EXERCISE
Images are excluded; otherwise, output every record exactly.

#####

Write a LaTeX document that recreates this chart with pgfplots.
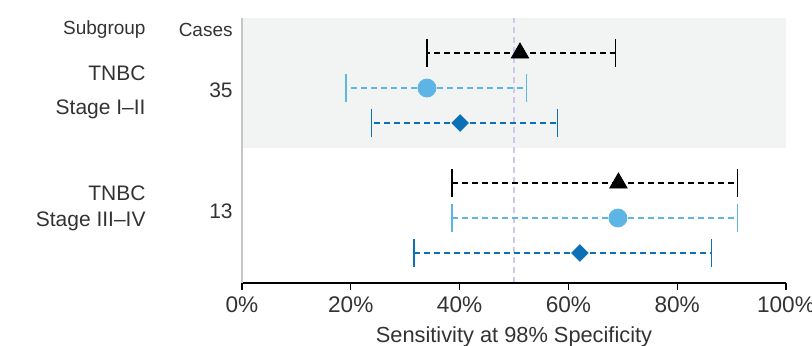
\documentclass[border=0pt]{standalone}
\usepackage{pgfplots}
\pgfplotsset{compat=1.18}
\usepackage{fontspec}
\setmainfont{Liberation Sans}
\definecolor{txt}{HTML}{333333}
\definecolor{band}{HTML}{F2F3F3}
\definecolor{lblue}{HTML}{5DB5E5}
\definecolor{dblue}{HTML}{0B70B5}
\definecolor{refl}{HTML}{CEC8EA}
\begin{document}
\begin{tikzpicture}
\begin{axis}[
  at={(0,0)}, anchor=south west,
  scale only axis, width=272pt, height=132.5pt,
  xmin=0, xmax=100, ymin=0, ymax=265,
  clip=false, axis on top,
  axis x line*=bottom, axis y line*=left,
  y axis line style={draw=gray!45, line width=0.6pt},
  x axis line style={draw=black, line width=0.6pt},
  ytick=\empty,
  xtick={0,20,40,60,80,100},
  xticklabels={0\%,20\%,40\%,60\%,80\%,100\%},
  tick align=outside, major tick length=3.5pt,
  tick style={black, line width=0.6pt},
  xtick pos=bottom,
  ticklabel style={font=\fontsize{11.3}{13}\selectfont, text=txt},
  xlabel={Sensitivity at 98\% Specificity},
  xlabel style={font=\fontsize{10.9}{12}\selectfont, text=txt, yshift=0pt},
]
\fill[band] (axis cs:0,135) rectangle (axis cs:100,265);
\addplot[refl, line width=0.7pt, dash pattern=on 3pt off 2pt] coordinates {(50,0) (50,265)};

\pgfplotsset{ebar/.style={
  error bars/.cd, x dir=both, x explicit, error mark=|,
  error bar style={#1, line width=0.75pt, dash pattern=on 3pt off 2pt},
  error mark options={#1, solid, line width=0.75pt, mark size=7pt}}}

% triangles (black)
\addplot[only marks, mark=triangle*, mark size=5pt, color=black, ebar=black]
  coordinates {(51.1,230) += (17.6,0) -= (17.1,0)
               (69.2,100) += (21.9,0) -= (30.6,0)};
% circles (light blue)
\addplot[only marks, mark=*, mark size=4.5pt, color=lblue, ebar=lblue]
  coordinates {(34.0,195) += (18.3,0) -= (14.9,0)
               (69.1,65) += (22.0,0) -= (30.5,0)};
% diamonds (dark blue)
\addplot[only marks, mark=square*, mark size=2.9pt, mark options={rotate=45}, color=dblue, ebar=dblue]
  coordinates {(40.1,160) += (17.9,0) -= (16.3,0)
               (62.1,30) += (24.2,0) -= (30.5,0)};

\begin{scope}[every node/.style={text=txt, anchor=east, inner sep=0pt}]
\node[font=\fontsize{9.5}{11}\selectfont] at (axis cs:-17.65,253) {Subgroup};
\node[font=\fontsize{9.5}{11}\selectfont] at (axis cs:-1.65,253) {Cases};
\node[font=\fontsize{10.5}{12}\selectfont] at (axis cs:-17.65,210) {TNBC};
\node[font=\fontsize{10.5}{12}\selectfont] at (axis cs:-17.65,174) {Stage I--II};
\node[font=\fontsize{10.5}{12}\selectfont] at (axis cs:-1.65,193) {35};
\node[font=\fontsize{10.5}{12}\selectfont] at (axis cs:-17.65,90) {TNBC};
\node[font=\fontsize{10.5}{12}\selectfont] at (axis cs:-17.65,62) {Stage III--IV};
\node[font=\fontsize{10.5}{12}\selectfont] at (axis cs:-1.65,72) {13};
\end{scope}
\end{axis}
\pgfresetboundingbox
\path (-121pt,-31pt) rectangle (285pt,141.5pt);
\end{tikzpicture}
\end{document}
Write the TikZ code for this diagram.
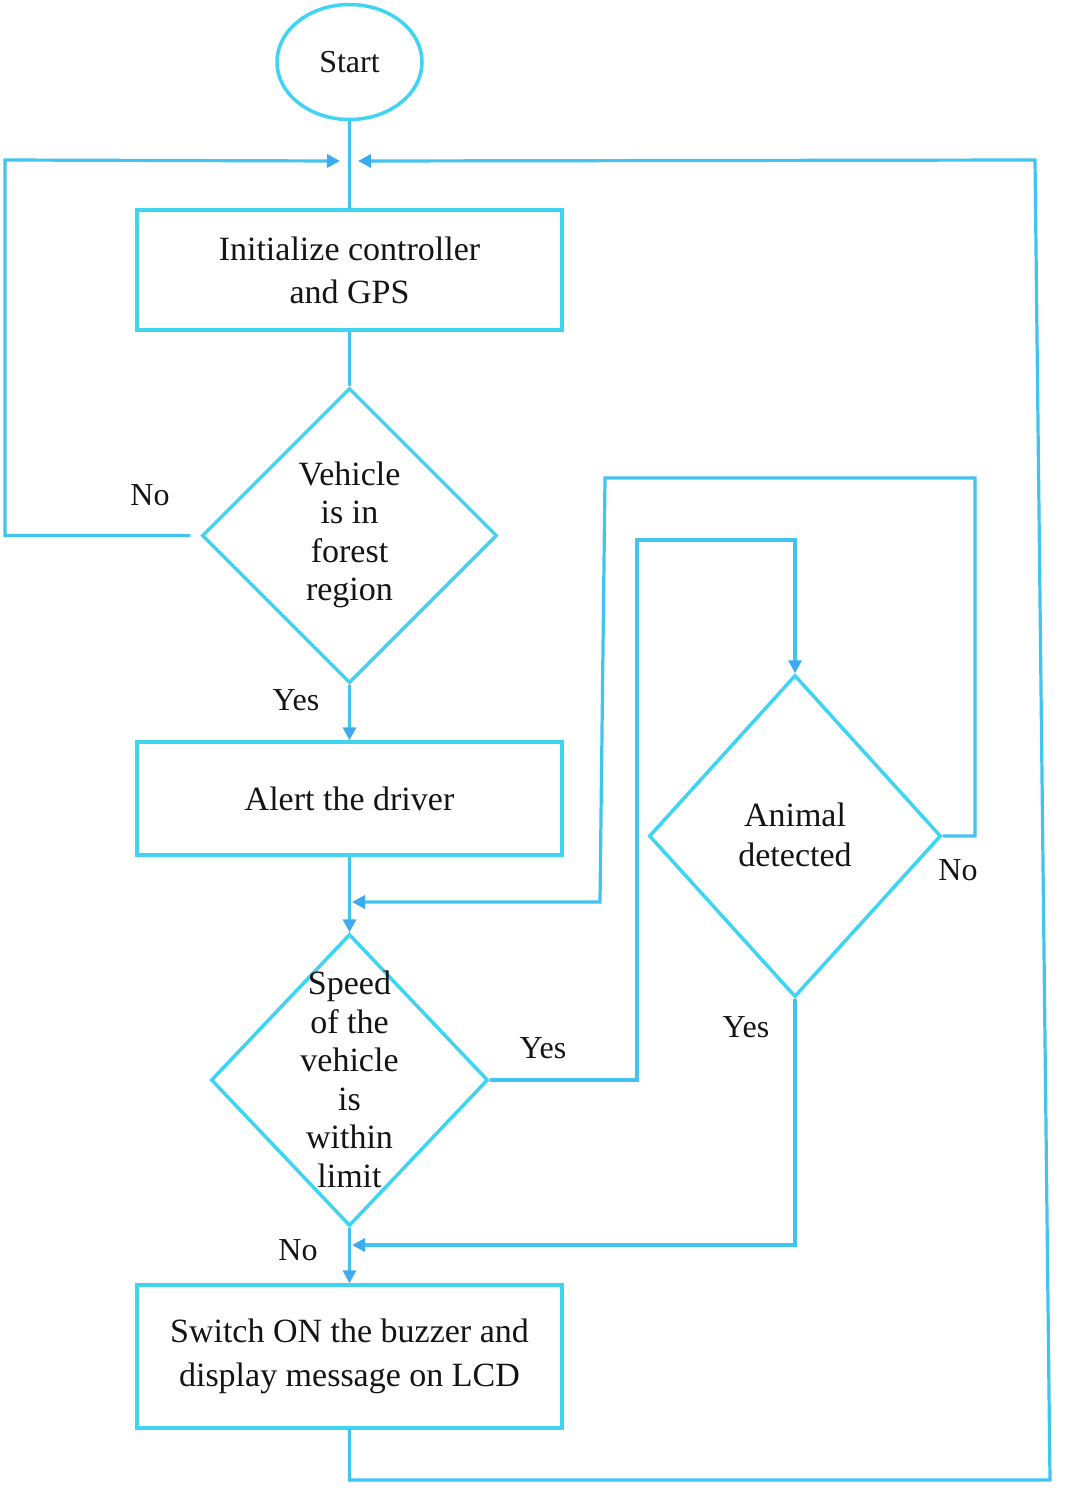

#####

SOLUTION
Write a LaTeX document that recreates this chart with pgfplots.
\documentclass[border=0pt]{standalone}
\usepackage{pgfplots}
\pgfplotsset{compat=1.18}
\usepackage{fontspec}
\setmainfont{Liberation Sans}
\definecolor{txt}{HTML}{333333}
\definecolor{band}{HTML}{F2F3F3}
\definecolor{lblue}{HTML}{5DB5E5}
\definecolor{dblue}{HTML}{0B70B5}
\definecolor{refl}{HTML}{CEC8EA}
\begin{document}
\begin{tikzpicture}
\begin{axis}[
  at={(0,0)}, anchor=south west,
  scale only axis, width=272pt, height=132.5pt,
  xmin=0, xmax=100, ymin=0, ymax=265,
  clip=false, axis on top,
  axis x line*=bottom, axis y line*=left,
  y axis line style={draw=gray!45, line width=0.6pt},
  x axis line style={draw=black, line width=0.6pt},
  ytick=\empty,
  xtick={0,20,40,60,80,100},
  xticklabels={0\%,20\%,40\%,60\%,80\%,100\%},
  tick align=outside, major tick length=3.5pt,
  tick style={black, line width=0.6pt},
  xtick pos=bottom,
  ticklabel style={font=\fontsize{11.3}{13}\selectfont, text=txt},
  xlabel={Sensitivity at 98\% Specificity},
  xlabel style={font=\fontsize{10.9}{12}\selectfont, text=txt, yshift=0pt},
]
\fill[band] (axis cs:0,135) rectangle (axis cs:100,265);
\addplot[refl, line width=0.7pt, dash pattern=on 3pt off 2pt] coordinates {(50,0) (50,265)};

\pgfplotsset{ebar/.style={
  error bars/.cd, x dir=both, x explicit, error mark=|,
  error bar style={#1, line width=0.75pt, dash pattern=on 3pt off 2pt},
  error mark options={#1, solid, line width=0.75pt, mark size=7pt}}}

% triangles (black)
\addplot[only marks, mark=triangle*, mark size=5pt, color=black, ebar=black]
  coordinates {(51.1,230) += (17.6,0) -= (17.1,0)
               (69.2,100) += (21.9,0) -= (30.6,0)};
% circles (light blue)
\addplot[only marks, mark=*, mark size=4.5pt, color=lblue, ebar=lblue]
  coordinates {(34.0,195) += (18.3,0) -= (14.9,0)
               (69.1,65) += (22.0,0) -= (30.5,0)};
% diamonds (dark blue)
\addplot[only marks, mark=square*, mark size=2.9pt, mark options={rotate=45}, color=dblue, ebar=dblue]
  coordinates {(40.1,160) += (17.9,0) -= (16.3,0)
               (62.1,30) += (24.2,0) -= (30.5,0)};

\begin{scope}[every node/.style={text=txt, anchor=east, inner sep=0pt}]
\node[font=\fontsize{9.5}{11}\selectfont] at (axis cs:-17.65,253) {Subgroup};
\node[font=\fontsize{9.5}{11}\selectfont] at (axis cs:-1.65,253) {Cases};
\node[font=\fontsize{10.5}{12}\selectfont] at (axis cs:-17.65,210) {TNBC};
\node[font=\fontsize{10.5}{12}\selectfont] at (axis cs:-17.65,174) {Stage I--II};
\node[font=\fontsize{10.5}{12}\selectfont] at (axis cs:-1.65,193) {35};
\node[font=\fontsize{10.5}{12}\selectfont] at (axis cs:-17.65,90) {TNBC};
\node[font=\fontsize{10.5}{12}\selectfont] at (axis cs:-17.65,62) {Stage III--IV};
\node[font=\fontsize{10.5}{12}\selectfont] at (axis cs:-1.65,72) {13};
\end{scope}
\end{axis}
\pgfresetboundingbox
\path (-121pt,-31pt) rectangle (285pt,141.5pt);
\end{tikzpicture}
\end{document}
Write the TikZ code for this diagram.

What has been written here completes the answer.